During the Project, change orders were executed extending the final completion date. Following completion, Link Electric sued Wilburn claiming damages as a result of the delays. Wilburn filed a third-party complaint against KNBA, alleging KNBA caused the delays by failing to properly prepare plans and specifications. KNBA moved for and was granted summary judgment based on the trial court’s reasoning that because there was no privity of contract between KNBA and Wilburn, Wilburn’s claim for negligent misrepresentation was barred by the economic loss doctrine.
KNBA argued even if the claim for negligent misrepresentation was viable, Wilburn’s claim was premised purely on economic loss and should be barred by the economic loss doctrine. Under Kentucky law, the economic loss doctrine prevents the commercial purchaser of a product from suing in tort to recover for economic losses arising from the malfunction of the product itself. The doctrine was created by the judiciary in order to prevent the commercial purchaser of a product from suing in tort to recover for economic losses which must be recovered, if at all, pursuant to contract law. KNBA noted the Kentucky Court of Appeals, in an unpublished opinion, had extended the economic loss doctrine to the realm of construction litigation.
The Appeals Court disagreed, noting although it was doubtful the Kentucky Supreme Court had in fact extended the economic loss doctrine beyond product liability cases, the issue did not need to be resolved because the economic loss doctrine would not apply to a negligent misrepresentation claim. The Court reasoned the very purpose of a negligent misrepresentation claim was to compensate purely economic losses where there is no contractual remedy available and there is a breach of duty under Section 552 of the Restatement (Second) of Torts.

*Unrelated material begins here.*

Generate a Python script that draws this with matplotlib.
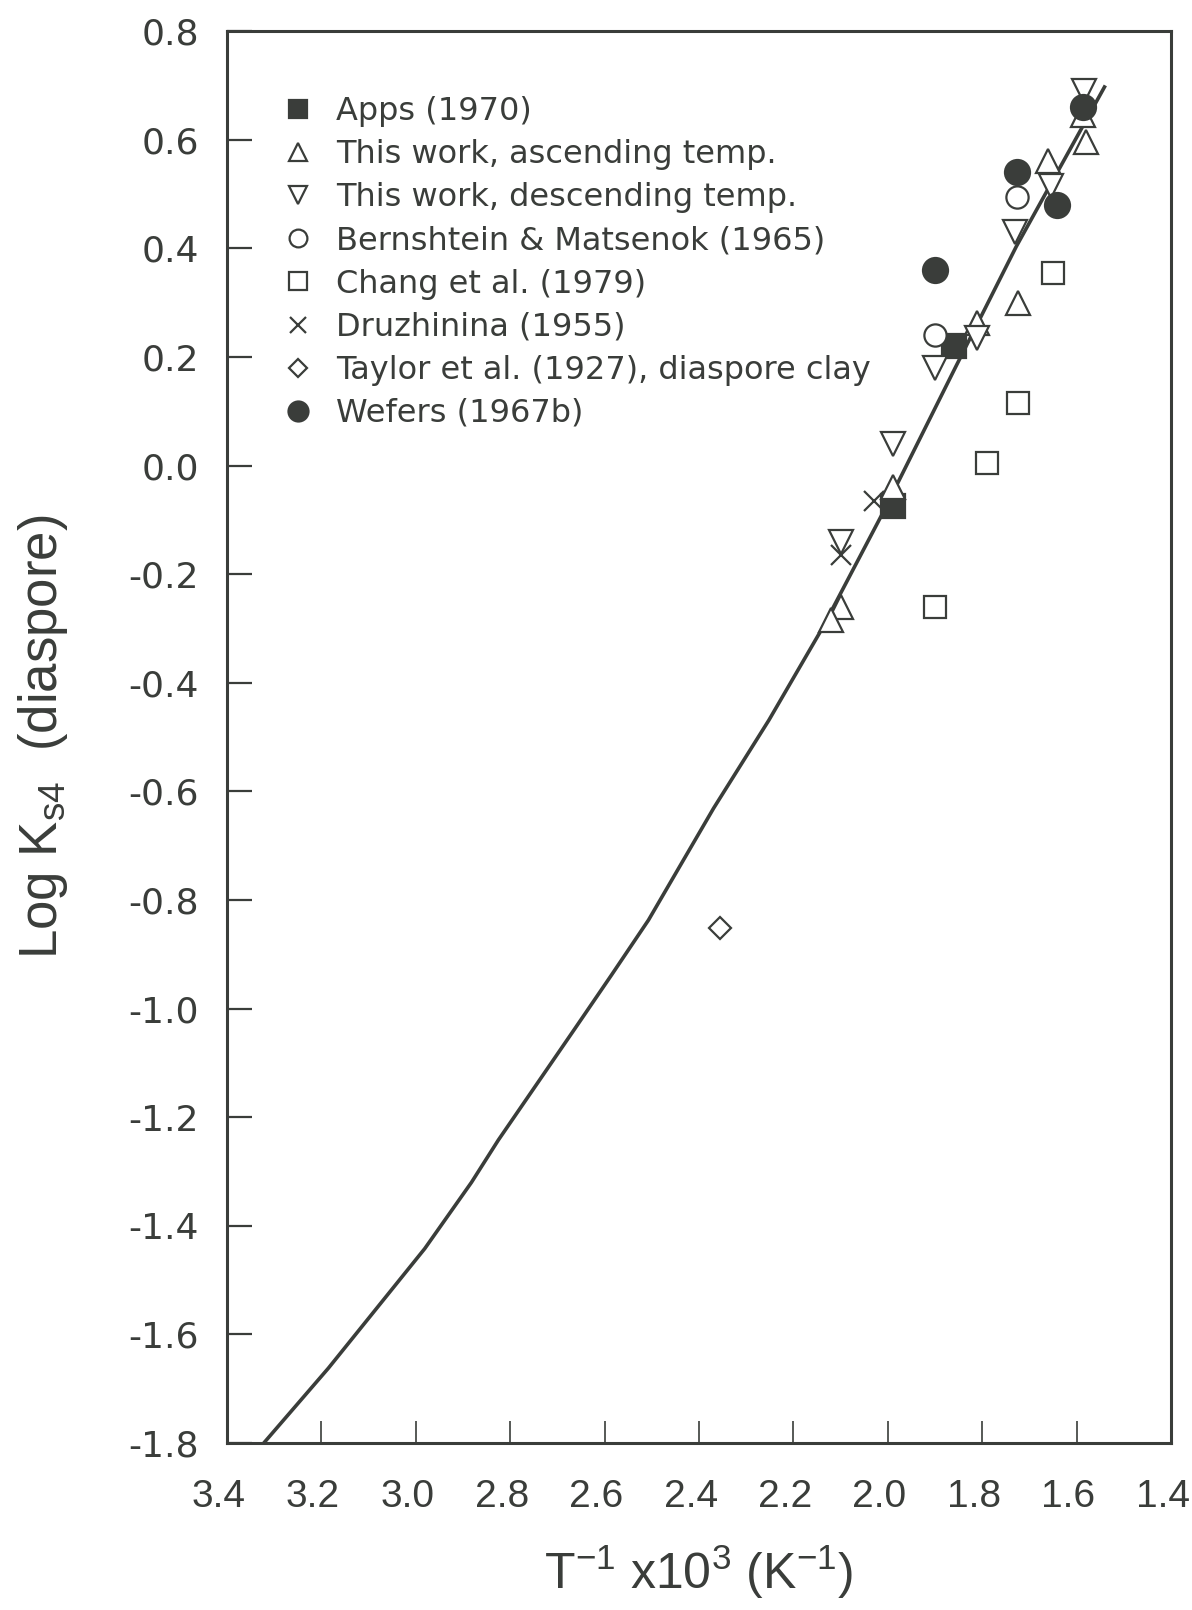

The Court’s decision in D.W. Wilburn, Inc. v. K. Norman Berry Associates, Architects, PLLC demonstrates the ongoing trend to eliminate privity of contract as a requisite for recovery of economic loss in construction cases where negligent misrepresentation is alleged. A Kentucky design professional should be aware that a claim for negligent misrepresentation may be made against him or her in Kentucky by a general contractor or subcontractor, even where there is no contractual privity.